>> start DATA LINES

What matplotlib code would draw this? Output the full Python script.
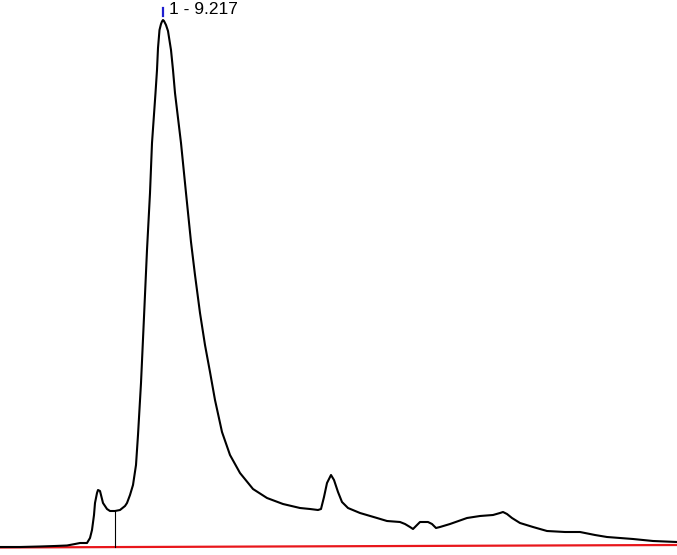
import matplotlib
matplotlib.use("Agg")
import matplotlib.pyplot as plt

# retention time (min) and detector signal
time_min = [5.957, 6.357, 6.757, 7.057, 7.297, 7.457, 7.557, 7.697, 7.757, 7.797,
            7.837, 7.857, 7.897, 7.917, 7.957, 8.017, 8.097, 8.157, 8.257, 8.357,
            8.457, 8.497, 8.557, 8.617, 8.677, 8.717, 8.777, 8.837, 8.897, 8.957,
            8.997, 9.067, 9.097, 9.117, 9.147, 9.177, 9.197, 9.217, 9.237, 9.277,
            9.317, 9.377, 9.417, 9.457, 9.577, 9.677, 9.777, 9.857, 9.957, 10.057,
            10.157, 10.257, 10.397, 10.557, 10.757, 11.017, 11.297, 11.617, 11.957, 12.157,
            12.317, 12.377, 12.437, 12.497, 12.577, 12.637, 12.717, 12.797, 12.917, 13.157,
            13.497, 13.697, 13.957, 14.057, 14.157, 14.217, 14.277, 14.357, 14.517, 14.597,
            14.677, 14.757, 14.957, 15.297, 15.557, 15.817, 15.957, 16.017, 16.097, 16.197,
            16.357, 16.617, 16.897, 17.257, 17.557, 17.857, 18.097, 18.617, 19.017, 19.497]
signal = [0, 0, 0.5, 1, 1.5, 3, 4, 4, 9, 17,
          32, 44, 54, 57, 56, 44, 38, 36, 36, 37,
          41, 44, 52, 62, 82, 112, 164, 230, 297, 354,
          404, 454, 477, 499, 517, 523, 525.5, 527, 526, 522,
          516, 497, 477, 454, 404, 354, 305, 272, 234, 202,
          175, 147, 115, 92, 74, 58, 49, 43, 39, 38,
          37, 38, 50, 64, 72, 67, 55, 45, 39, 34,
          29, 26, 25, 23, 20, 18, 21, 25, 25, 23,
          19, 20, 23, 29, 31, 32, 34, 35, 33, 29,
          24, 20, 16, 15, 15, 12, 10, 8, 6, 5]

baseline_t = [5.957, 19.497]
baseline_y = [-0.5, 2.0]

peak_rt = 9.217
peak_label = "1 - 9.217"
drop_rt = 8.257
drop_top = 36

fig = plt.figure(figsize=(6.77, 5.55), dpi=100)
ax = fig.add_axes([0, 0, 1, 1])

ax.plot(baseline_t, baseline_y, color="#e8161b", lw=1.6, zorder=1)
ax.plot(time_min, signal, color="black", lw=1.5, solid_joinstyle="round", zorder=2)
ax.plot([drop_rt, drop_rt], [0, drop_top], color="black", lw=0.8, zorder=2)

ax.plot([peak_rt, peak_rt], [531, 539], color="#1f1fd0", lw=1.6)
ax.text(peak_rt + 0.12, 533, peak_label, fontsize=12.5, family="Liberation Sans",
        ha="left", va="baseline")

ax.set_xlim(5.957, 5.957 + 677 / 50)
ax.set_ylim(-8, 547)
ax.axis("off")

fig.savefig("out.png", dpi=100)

>> end DATA LINES

*STATED PROBLEM*. Each line in the data that holds the string "matplotlib" should be found and copied.

*EXERCISE OUTPUT*.
What matplotlib code would draw this? Output the full Python script.
import matplotlib
matplotlib.use("Agg")
import matplotlib.pyplot as plt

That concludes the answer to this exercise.